As usual, the billionaires/greedy ruling classes are to blame - for pretty much everything:

Azz I was just surprised that this has been kept so quiet. I can’t even see much about it in news reports. when I asked the lady I spoke to she said it wasn’t switched on. Which makes no sense.

Bunnings has just won a case before the Administrative Review Tribunal over its use of AI and cameras in store

The Administrative Review Tribunal has found that Bunnings was reasonably entitled to use AI facial recognition technology to combat crime and staff abuse in its stores.

The hardware giant did not breach privacy laws in scanning customers’ faces, but could have done more to notify them of the data collection, the tribunal said.

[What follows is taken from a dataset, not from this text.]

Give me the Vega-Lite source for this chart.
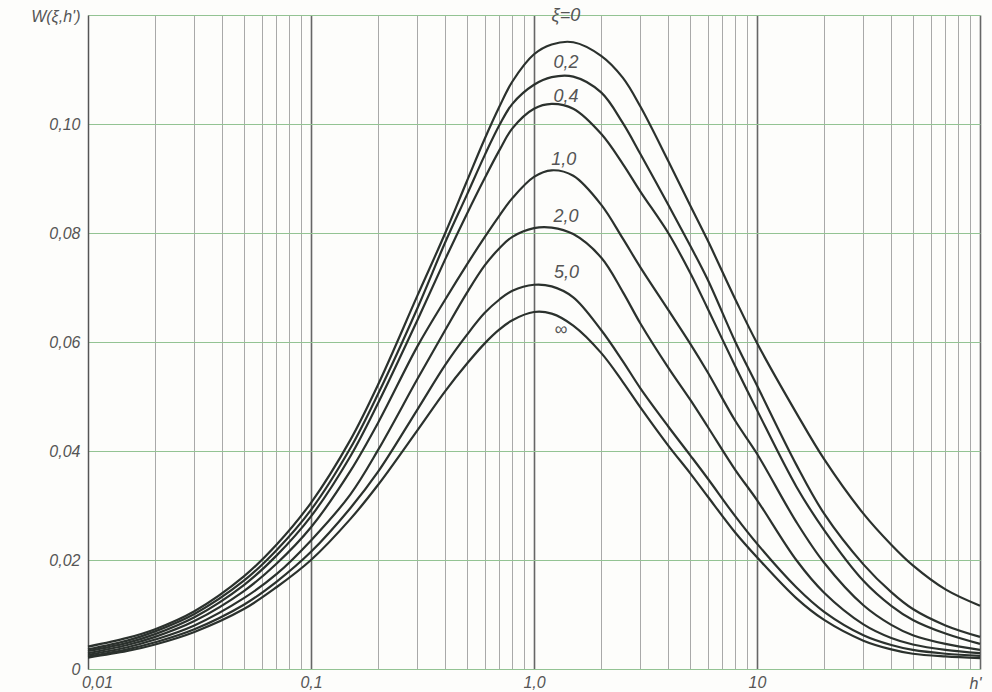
{
  "$schema": "https://vega.github.io/schema/vega-lite/v6.json",
  "width": 892,
  "height": 654,
  "autosize": {"type": "none"},
  "padding": {"left": 88, "top": 15, "right": 12, "bottom": 23},
  "background": "#fdfdfb",
  "config": {"view": {"stroke": null}},
  "datasets": {
    "curves": [
      {"xi":"0","h":0.01,"w":0.0041},{"xi":"0","h":0.015,"w":0.0057},{"xi":"0","h":0.02,"w":0.0073},{"xi":"0","h":0.03,"w":0.0106},{"xi":"0","h":0.05,"w":0.017},{"xi":"0","h":0.07,"w":0.0228},{"xi":"0","h":0.1,"w":0.0305},{"xi":"0","h":0.15,"w":0.042},{"xi":"0","h":0.2,"w":0.0522},{"xi":"0","h":0.3,"w":0.0685},{"xi":"0","h":0.4,"w":0.08},{"xi":"0","h":0.5,"w":0.0895},{"xi":"0","h":0.6,"w":0.0972},{"xi":"0","h":0.7,"w":0.1032},{"xi":"0","h":0.8,"w":0.1078},{"xi":"0","h":1.0,"w":0.1128},{"xi":"0","h":1.2,"w":0.1146},{"xi":"0","h":1.5,"w":0.115},{"xi":"0","h":2,"w":0.1125},{"xi":"0","h":2.5,"w":0.1085},{"xi":"0","h":3,"w":0.1032},{"xi":"0","h":4,"w":0.0932},{"xi":"0","h":5,"w":0.0852},{"xi":"0","h":6,"w":0.0787},{"xi":"0","h":8,"w":0.0678},{"xi":"0","h":10,"w":0.0598},{"xi":"0","h":15,"w":0.047},{"xi":"0","h":20,"w":0.0385},{"xi":"0","h":30,"w":0.0285},{"xi":"0","h":40,"w":0.0228},{"xi":"0","h":50,"w":0.019},{"xi":"0","h":70,"w":0.0146},{"xi":"0","h":100,"w":0.0116},
      {"xi":"0.2","h":0.01,"w":0.0036},{"xi":"0.2","h":0.015,"w":0.0052},{"xi":"0.2","h":0.02,"w":0.0069},{"xi":"0.2","h":0.03,"w":0.0101},{"xi":"0.2","h":0.05,"w":0.0162},{"xi":"0.2","h":0.07,"w":0.0218},{"xi":"0.2","h":0.1,"w":0.0292},{"xi":"0.2","h":0.15,"w":0.0405},{"xi":"0.2","h":0.2,"w":0.0505},{"xi":"0.2","h":0.3,"w":0.0662},{"xi":"0.2","h":0.4,"w":0.0783},{"xi":"0.2","h":0.5,"w":0.087},{"xi":"0.2","h":0.6,"w":0.0942},{"xi":"0.2","h":0.7,"w":0.0998},{"xi":"0.2","h":0.8,"w":0.1037},{"xi":"0.2","h":1.0,"w":0.1072},{"xi":"0.2","h":1.2,"w":0.1086},{"xi":"0.2","h":1.5,"w":0.1087},{"xi":"0.2","h":2,"w":0.1058},{"xi":"0.2","h":2.5,"w":0.1002},{"xi":"0.2","h":3,"w":0.0945},{"xi":"0.2","h":4,"w":0.0852},{"xi":"0.2","h":5,"w":0.0778},{"xi":"0.2","h":6,"w":0.0715},{"xi":"0.2","h":8,"w":0.06},{"xi":"0.2","h":10,"w":0.052},{"xi":"0.2","h":15,"w":0.0375},{"xi":"0.2","h":20,"w":0.0285},{"xi":"0.2","h":30,"w":0.0192},{"xi":"0.2","h":40,"w":0.0141},{"xi":"0.2","h":50,"w":0.011},{"xi":"0.2","h":70,"w":0.008},{"xi":"0.2","h":100,"w":0.0059},
      {"xi":"0.4","h":0.01,"w":0.0033},{"xi":"0.4","h":0.015,"w":0.0048},{"xi":"0.4","h":0.02,"w":0.0064},{"xi":"0.4","h":0.03,"w":0.0095},{"xi":"0.4","h":0.05,"w":0.0154},{"xi":"0.4","h":0.07,"w":0.0208},{"xi":"0.4","h":0.1,"w":0.028},{"xi":"0.4","h":0.15,"w":0.039},{"xi":"0.4","h":0.2,"w":0.0488},{"xi":"0.4","h":0.3,"w":0.064},{"xi":"0.4","h":0.4,"w":0.0752},{"xi":"0.4","h":0.5,"w":0.0835},{"xi":"0.4","h":0.6,"w":0.09},{"xi":"0.4","h":0.7,"w":0.0952},{"xi":"0.4","h":0.8,"w":0.0992},{"xi":"0.4","h":1.0,"w":0.1028},{"xi":"0.4","h":1.2,"w":0.1037},{"xi":"0.4","h":1.5,"w":0.1028},{"xi":"0.4","h":2,"w":0.0982},{"xi":"0.4","h":2.5,"w":0.0927},{"xi":"0.4","h":3,"w":0.0876},{"xi":"0.4","h":4,"w":0.08},{"xi":"0.4","h":5,"w":0.0728},{"xi":"0.4","h":6,"w":0.0662},{"xi":"0.4","h":8,"w":0.0555},{"xi":"0.4","h":10,"w":0.0475},{"xi":"0.4","h":15,"w":0.0335},{"xi":"0.4","h":20,"w":0.0255},{"xi":"0.4","h":30,"w":0.0162},{"xi":"0.4","h":40,"w":0.0116},{"xi":"0.4","h":50,"w":0.009},{"xi":"0.4","h":70,"w":0.0065},{"xi":"0.4","h":100,"w":0.0046},
      {"xi":"1.0","h":0.01,"w":0.0029},{"xi":"1.0","h":0.015,"w":0.0044},{"xi":"1.0","h":0.02,"w":0.0059},{"xi":"1.0","h":0.03,"w":0.0088},{"xi":"1.0","h":0.05,"w":0.0143},{"xi":"1.0","h":0.07,"w":0.0193},{"xi":"1.0","h":0.1,"w":0.026},{"xi":"1.0","h":0.15,"w":0.0363},{"xi":"1.0","h":0.2,"w":0.0452},{"xi":"1.0","h":0.3,"w":0.0592},{"xi":"1.0","h":0.4,"w":0.0678},{"xi":"1.0","h":0.5,"w":0.0742},{"xi":"1.0","h":0.6,"w":0.0792},{"xi":"1.0","h":0.7,"w":0.0832},{"xi":"1.0","h":0.8,"w":0.0864},{"xi":"1.0","h":1.0,"w":0.0903},{"xi":"1.0","h":1.2,"w":0.0915},{"xi":"1.0","h":1.5,"w":0.0905},{"xi":"1.0","h":2,"w":0.0852},{"xi":"1.0","h":2.5,"w":0.079},{"xi":"1.0","h":3,"w":0.0737},{"xi":"1.0","h":4,"w":0.0659},{"xi":"1.0","h":5,"w":0.0598},{"xi":"1.0","h":6,"w":0.0545},{"xi":"1.0","h":8,"w":0.0455},{"xi":"1.0","h":10,"w":0.0395},{"xi":"1.0","h":15,"w":0.027},{"xi":"1.0","h":20,"w":0.0195},{"xi":"1.0","h":30,"w":0.0117},{"xi":"1.0","h":40,"w":0.0081},{"xi":"1.0","h":50,"w":0.0062},{"xi":"1.0","h":70,"w":0.0046},{"xi":"1.0","h":100,"w":0.0035},
      {"xi":"2.0","h":0.01,"w":0.0026},{"xi":"2.0","h":0.015,"w":0.004},{"xi":"2.0","h":0.02,"w":0.0054},{"xi":"2.0","h":0.03,"w":0.008},{"xi":"2.0","h":0.05,"w":0.013},{"xi":"2.0","h":0.07,"w":0.0174},{"xi":"2.0","h":0.1,"w":0.0236},{"xi":"2.0","h":0.15,"w":0.032},{"xi":"2.0","h":0.2,"w":0.0402},{"xi":"2.0","h":0.3,"w":0.0532},{"xi":"2.0","h":0.4,"w":0.0622},{"xi":"2.0","h":0.5,"w":0.069},{"xi":"2.0","h":0.6,"w":0.074},{"xi":"2.0","h":0.7,"w":0.0772},{"xi":"2.0","h":0.8,"w":0.0793},{"xi":"2.0","h":1.0,"w":0.0809},{"xi":"2.0","h":1.2,"w":0.081},{"xi":"2.0","h":1.5,"w":0.0798},{"xi":"2.0","h":2,"w":0.0755},{"xi":"2.0","h":2.5,"w":0.0692},{"xi":"2.0","h":3,"w":0.0634},{"xi":"2.0","h":4,"w":0.0553},{"xi":"2.0","h":5,"w":0.0495},{"xi":"2.0","h":6,"w":0.0445},{"xi":"2.0","h":8,"w":0.0365},{"xi":"2.0","h":10,"w":0.031},{"xi":"2.0","h":15,"w":0.02},{"xi":"2.0","h":20,"w":0.014},{"xi":"2.0","h":30,"w":0.0082},{"xi":"2.0","h":40,"w":0.0057},{"xi":"2.0","h":50,"w":0.0045},{"xi":"2.0","h":70,"w":0.0035},{"xi":"2.0","h":100,"w":0.0029},
      {"xi":"5.0","h":0.01,"w":0.0023},{"xi":"5.0","h":0.015,"w":0.0036},{"xi":"5.0","h":0.02,"w":0.0049},{"xi":"5.0","h":0.03,"w":0.0073},{"xi":"5.0","h":0.05,"w":0.0118},{"xi":"5.0","h":0.07,"w":0.016},{"xi":"5.0","h":0.1,"w":0.0215},{"xi":"5.0","h":0.15,"w":0.0295},{"xi":"5.0","h":0.2,"w":0.0362},{"xi":"5.0","h":0.3,"w":0.0476},{"xi":"5.0","h":0.4,"w":0.0558},{"xi":"5.0","h":0.5,"w":0.0613},{"xi":"5.0","h":0.6,"w":0.0653},{"xi":"5.0","h":0.7,"w":0.0678},{"xi":"5.0","h":0.8,"w":0.0694},{"xi":"5.0","h":1.0,"w":0.0705},{"xi":"5.0","h":1.2,"w":0.0702},{"xi":"5.0","h":1.5,"w":0.0682},{"xi":"5.0","h":2,"w":0.0622},{"xi":"5.0","h":2.5,"w":0.0565},{"xi":"5.0","h":3,"w":0.0515},{"xi":"5.0","h":4,"w":0.0445},{"xi":"5.0","h":5,"w":0.0393},{"xi":"5.0","h":6,"w":0.035},{"xi":"5.0","h":8,"w":0.028},{"xi":"5.0","h":10,"w":0.023},{"xi":"5.0","h":15,"w":0.015},{"xi":"5.0","h":20,"w":0.0105},{"xi":"5.0","h":30,"w":0.0062},{"xi":"5.0","h":40,"w":0.0044},{"xi":"5.0","h":50,"w":0.0035},{"xi":"5.0","h":70,"w":0.0028},{"xi":"5.0","h":100,"w":0.0024},
      {"xi":"inf","h":0.01,"w":0.0021},{"xi":"inf","h":0.015,"w":0.0033},{"xi":"inf","h":0.02,"w":0.0045},{"xi":"inf","h":0.03,"w":0.0068},{"xi":"inf","h":0.05,"w":0.011},{"xi":"inf","h":0.07,"w":0.015},{"xi":"inf","h":0.1,"w":0.02},{"xi":"inf","h":0.15,"w":0.0275},{"xi":"inf","h":0.2,"w":0.0338},{"xi":"inf","h":0.3,"w":0.0438},{"xi":"inf","h":0.4,"w":0.051},{"xi":"inf","h":0.5,"w":0.056},{"xi":"inf","h":0.6,"w":0.0597},{"xi":"inf","h":0.7,"w":0.0623},{"xi":"inf","h":0.8,"w":0.064},{"xi":"inf","h":1.0,"w":0.0655},{"xi":"inf","h":1.2,"w":0.0652},{"xi":"inf","h":1.5,"w":0.063},{"xi":"inf","h":2,"w":0.058},{"xi":"inf","h":2.5,"w":0.0527},{"xi":"inf","h":3,"w":0.048},{"xi":"inf","h":4,"w":0.041},{"xi":"inf","h":5,"w":0.036},{"xi":"inf","h":6,"w":0.0317},{"xi":"inf","h":8,"w":0.025},{"xi":"inf","h":10,"w":0.0205},{"xi":"inf","h":15,"w":0.013},{"xi":"inf","h":20,"w":0.009},{"xi":"inf","h":30,"w":0.0052},{"xi":"inf","h":40,"w":0.0036},{"xi":"inf","h":50,"w":0.0028},{"xi":"inf","h":70,"w":0.0023},{"xi":"inf","h":100,"w":0.002}
    ],
    "labels": [
      {"t":"ξ=0","h":1.39,"w":0.1198},
      {"t":"0,2","h":1.39,"w":0.1112},
      {"t":"0,4","h":1.39,"w":0.105},
      {"t":"1,0","h":1.36,"w":0.0934},
      {"t":"2,0","h":1.39,"w":0.0829},
      {"t":"5,0","h":1.4,"w":0.0727},
      {"t":"∞","h":1.32,"w":0.0622}
    ]
  },
  "layer": [
    {
      "data": {"name": "curves"},
      "mark": {"type": "line", "interpolate": "catmull-rom", "color": "#2b312d", "strokeWidth": 2.2},
      "encoding": {
        "x": {
          "field": "h", "type": "quantitative",
          "scale": {"type": "log", "domain": [0.01, 100]},
          "axis": {
            "values": [0.01,0.02,0.03,0.04,0.05,0.06,0.07,0.08,0.09,0.1,0.2,0.3,0.4,0.5,0.6,0.7,0.8,0.9,1,2,3,4,5,6,7,8,9,10,20,30,40,50,60,70,80,90,100],
            "labelExpr": "datum.value==0.01?'0,01':datum.value==0.1?'0,1':datum.value==1?'1,0':datum.value==10?'10':''",
            "labelOffset": {"condition": {"test": "datum.value==0.01", "value": 9}, "value": 0},
            "labelFont": "Liberation Sans", "labelFontStyle": "italic", "labelFontSize": 16, "labelColor": "#555",
            "labelPadding": 5, "labelOverlap": false, "labelBound": false, "labelFlush": false,
            "ticks": false, "domain": false,
            "grid": true,
            "gridColor": {"condition": {"test": "datum.value==0.1||datum.value==1||datum.value==10||datum.value==100", "value": "#666666"}, "value": "#a9a9a9"},
            "gridWidth": {"condition": {"test": "datum.value==0.1||datum.value==1||datum.value==10||datum.value==100", "value": 1.6}, "value": 1},
            "title": "h'", "titleX": 887, "titleY": 14, "titleAlign": "center", "titleBaseline": "middle",
            "titleFont": "Liberation Sans", "titleFontStyle": "italic", "titleFontWeight": "normal", "titleFontSize": 16, "titleColor": "#555"
          }
        },
        "y": {
          "field": "w", "type": "quantitative",
          "scale": {"domain": [0, 0.12], "nice": false},
          "axis": {
            "values": [0, 0.02, 0.04, 0.06, 0.08, 0.1, 0.12],
            "labelExpr": "datum.value==0?'0':datum.value>0.11?'':replace(format(datum.value,'.2f'),'.',',')",
            "labelFont": "Liberation Sans", "labelFontStyle": "italic", "labelFontSize": 16, "labelColor": "#555",
            "labelPadding": 8,
            "ticks": false, "domain": true, "domainColor": "#555", "domainWidth": 1.5,
            "grid": true, "gridColor": "#93c393", "gridWidth": 1.2,
            "title": "W(ξ,h')", "titleAngle": 0, "titleX": -8, "titleY": 1, "titleAlign": "right", "titleBaseline": "middle",
            "titleFont": "Liberation Sans", "titleFontStyle": "italic", "titleFontWeight": "normal", "titleFontSize": 16, "titleColor": "#555"
          }
        },
        "detail": {"field": "xi", "type": "nominal"}
      }
    },
    {
      "data": {"name": "labels"},
      "mark": {"type": "text", "font": "Liberation Sans", "fontStyle": "italic", "fontSize": 18, "color": "#555", "align": "center", "baseline": "middle"},
      "encoding": {
        "x": {"field": "h", "type": "quantitative"},
        "y": {"field": "w", "type": "quantitative"},
        "text": {"field": "t", "type": "nominal"}
      }
    }
  ]
}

Australia’s Privacy Commissioner Carly Kind determined in 2024 that Bunnings breached privacy laws by scanning hundreds of thousands of customers’ faces without their proper consent. The Tribunal has reversed that decision.

Gary Mortimer, a professor of retail and consumer behaviour at the Queensland University of Technology, said he supported the administrative tribunal’s ruling.

“It’s incumbent on retailers to not just keep their workers safe, but also other customers safe, and also protect their inventory from loss and theft,” he said.

“They should be looking at alternative ways to do that and using high-tech, innovative technology, computer vision [and] AI systems is the way of the future.”